Kalshi is battling the Maryland Lottery and Gaming Control Commission in federal court. The company filed a temporary restraining order and preliminary injunction against the regulator back in April.
Now 27 federally recognised tribes and seven tribal organisations want to join the case. They filed an amicus brief on June 17 supporting Maryland’s position.
Kalshi isn’t happy about the tribal intervention. The company is asking the US District Court for the District of Maryland to reject their filing entirely.
The tribal groups argue that certain event contracts offered by Kalshi actually constitute sports wagering. They say this violates existing federal law.
Specifically, they claim Kalshi’s offerings run afoul of Commodity Futures Trading Commission prohibitions. The tribes also say it violates the Indian Gaming Regulatory Act.
This matters because tribes have exclusive rights to operate certain types of gambling in many areas. Sports betting falls under these protections in various jurisdictions.
Kalshi describes the tribal coalition as “out-of-state tribal interests with no clear stake” in whether the company must comply with Maryland gaming laws.
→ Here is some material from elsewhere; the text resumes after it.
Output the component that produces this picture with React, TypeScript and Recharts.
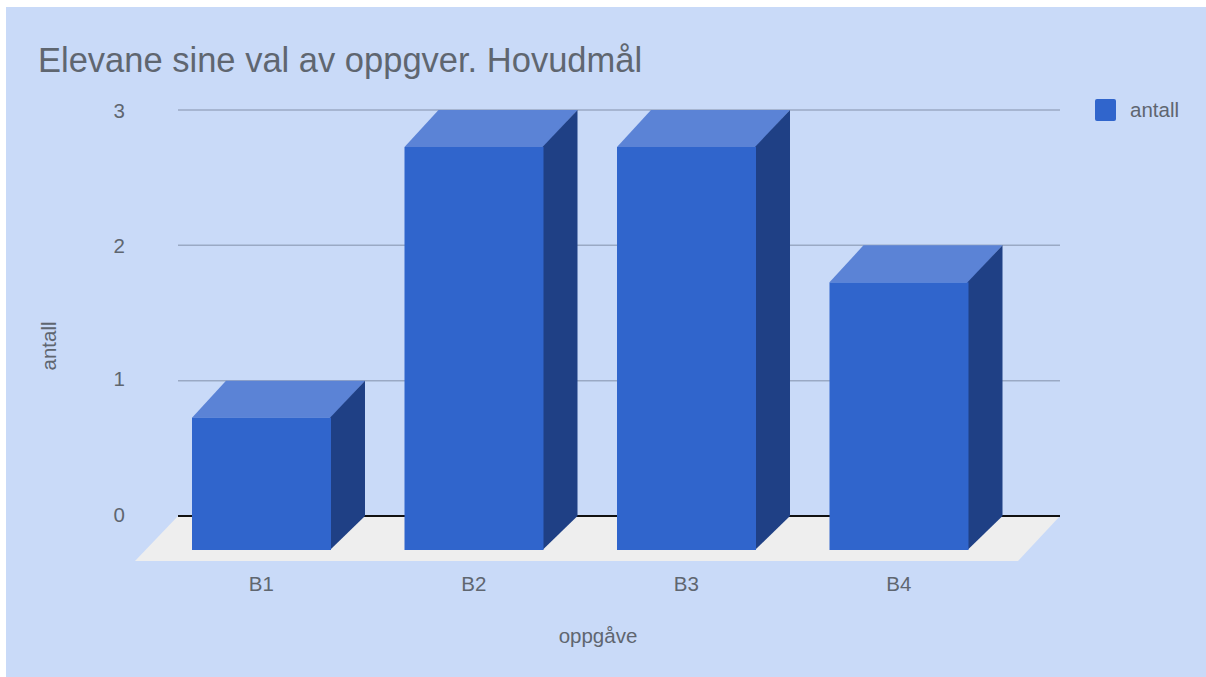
import { BarChart, Bar, XAxis, YAxis, CartesianGrid, Legend, usePlotArea } from "recharts";

const categories = ["B1", "B2", "B3", "B4"];
const antall = [1, 3, 3, 2];
const yTicks = [0, 1, 2, 3];

const data = categories.map((name, i) => ({ name, antall: antall[i] }));

const FRONT = "#3065cc";
const TOP = "#5b83d6";
const SIDE = "#1f4085";
const TEXT = "#5f6670";
const FONT = "'Liberation Sans', Arial, sans-serif";
const DX = 34; // depth of the fake 3d

function Box3D(props: any) {
  const { x, y, width: w, height: h } = props;
  const left = x - DX;
  const right = x + w - DX;
  const top = y + 37;
  const bottom = y + h + 34;
  return (
    <g>
      <polygon points={`${left},${top} ${right},${top} ${x + w},${y} ${x},${y}`} fill={TOP} />
      <polygon
        points={`${right - 1},${top} ${x + w},${y} ${x + w},${y + h} ${right - 1},${bottom}`}
        fill={SIDE}
      />
      <rect x={left} y={top} width={w} height={bottom - top} fill={FRONT} />
    </g>
  );
}

// floor plus the black zero line, has to sit behind the bars
function Floor() {
  const plot = usePlotArea();
  if (!plot) return null;
  const back = plot.y + plot.height;
  const l = plot.x;
  const r = plot.x + plot.width;
  return (
    <g>
      <polygon points={`${l},${back} ${r},${back} ${r - 42},${back + 45} ${l - 43},${back + 45}`} fill="#eeeeee" />
      <line x1={l} x2={r} y1={back} y2={back} stroke="#111111" strokeWidth={2} />
    </g>
  );
}

function XTick(props: any) {
  const { x, payload } = props;
  return (
    <text x={x - DX} y={576} textAnchor="middle" dominantBaseline="central" fontSize={20.5} fontFamily={FONT} fill={TEXT}>
      {payload.value}
    </text>
  );
}

function YTick(props: any) {
  const { x, y, payload } = props;
  return (
    <text x={x} y={payload.value < 2 ? y - 2 : y} textAnchor="end" dominantBaseline="central" fontSize={20.5} fontFamily={FONT} fill={TEXT}>
      {payload.value}
    </text>
  );
}

function LegendBox() {
  return (
    <div style={{ display: "flex", alignItems: "center", fontFamily: FONT, fontSize: 20.5, lineHeight: "22px", color: TEXT }}>
      <span style={{ width: 21, height: 22, background: FRONT, borderRadius: 2, marginRight: 14 }} />
      <span>antall</span>
    </div>
  );
}

export default function App() {
  return (
    <div style={{ position: "absolute", left: 6, top: 7, width: 1200, height: 670, background: "#c9daf8" }}>
      <BarChart
        width={1200}
        height={670}
        data={data}
        barSize={139}
        margin={{ top: 103, right: 146, bottom: 109, left: 0 }}
      >
        <CartesianGrid horizontal vertical={false} stroke="#9aa9c4" strokeWidth={1.5} />
        <Floor />
        <XAxis
          dataKey="name"
          axisLine={false}
          tickLine={false}
          padding={{ left: 11, right: 21 }}
          tick={<XTick />}
        />
        <YAxis
          width={172}
          domain={[0, 3]}
          ticks={yTicks}
          axisLine={false}
          tickLine={false}
          tickMargin={47}
          tick={<YTick />}
        />
        <Legend
          content={<LegendBox />}
          wrapperStyle={{ position: "absolute", left: 1089, top: 92, width: "auto" }}
        />
        <Bar dataKey="antall" shape={<Box3D />} isAnimationActive={false} />
        <text x={32} y={53} dominantBaseline="central" fontSize={34.5} fontFamily={FONT} fill={TEXT}>
          Elevane sine val av oppgver. Hovudmål
        </text>
        <text x={592} y={628} textAnchor="middle" dominantBaseline="central" fontSize={20.5} fontFamily={FONT} fill={TEXT}>
          oppgåve
        </text>
        <text
          x={42}
          y={339}
          textAnchor="middle"
          dominantBaseline="central"
          fontSize={20.5}
          fontFamily={FONT}
          fill={TEXT}
          transform="rotate(-90 42 339)"
        >
          antall
        </text>
      </BarChart>
    </div>
  );
}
The company says the brief comes too late in the process. “If putative amici were permitted to file a brief at this late stage, Kalshi would have less than 48 hours before its supplemental response brief is due,” the company stated.
Kalshi also argues the brief wouldn’t help the court’s decision. The company says the tribes don’t have a direct interest in the Maryland-specific legal question at hand.
The dispute started when MLGCC issued cease-and-desist letters to Kalshi on April 7. Robinhood and North American Derivatives, which operates as Crypto.com, also received similar orders.
This Maryland case is just one part of Kalshi’s multi-state legal battles. The Nevada Resort Association was granted approval to intervene in Kalshi’s separate lawsuit against Nevada gaming regulators on June 4.
Kalshi says it’s been “accommodating of parties claiming an interest” in other cases. The company has consented to amicus briefs in a Third Circuit appeal that’s currently pending.
But the company is drawing the line here. Kalshi argues this particular brief is both “untimely and unhelpful” to the court’s decision-making process.
The outcome could set important precedents for how commodity trading platforms operate in states with sports betting regulations. It also tests the boundaries between federal commodity trading rules and state gaming laws.
This legal battle follows a recent court case between Kalshi and The Commodity and Futures Trading Commission (CFTC), where the commission requested permission from the US Court of Appeals for the District of Columbia Circuit to settle its legal dispute with Kalshi.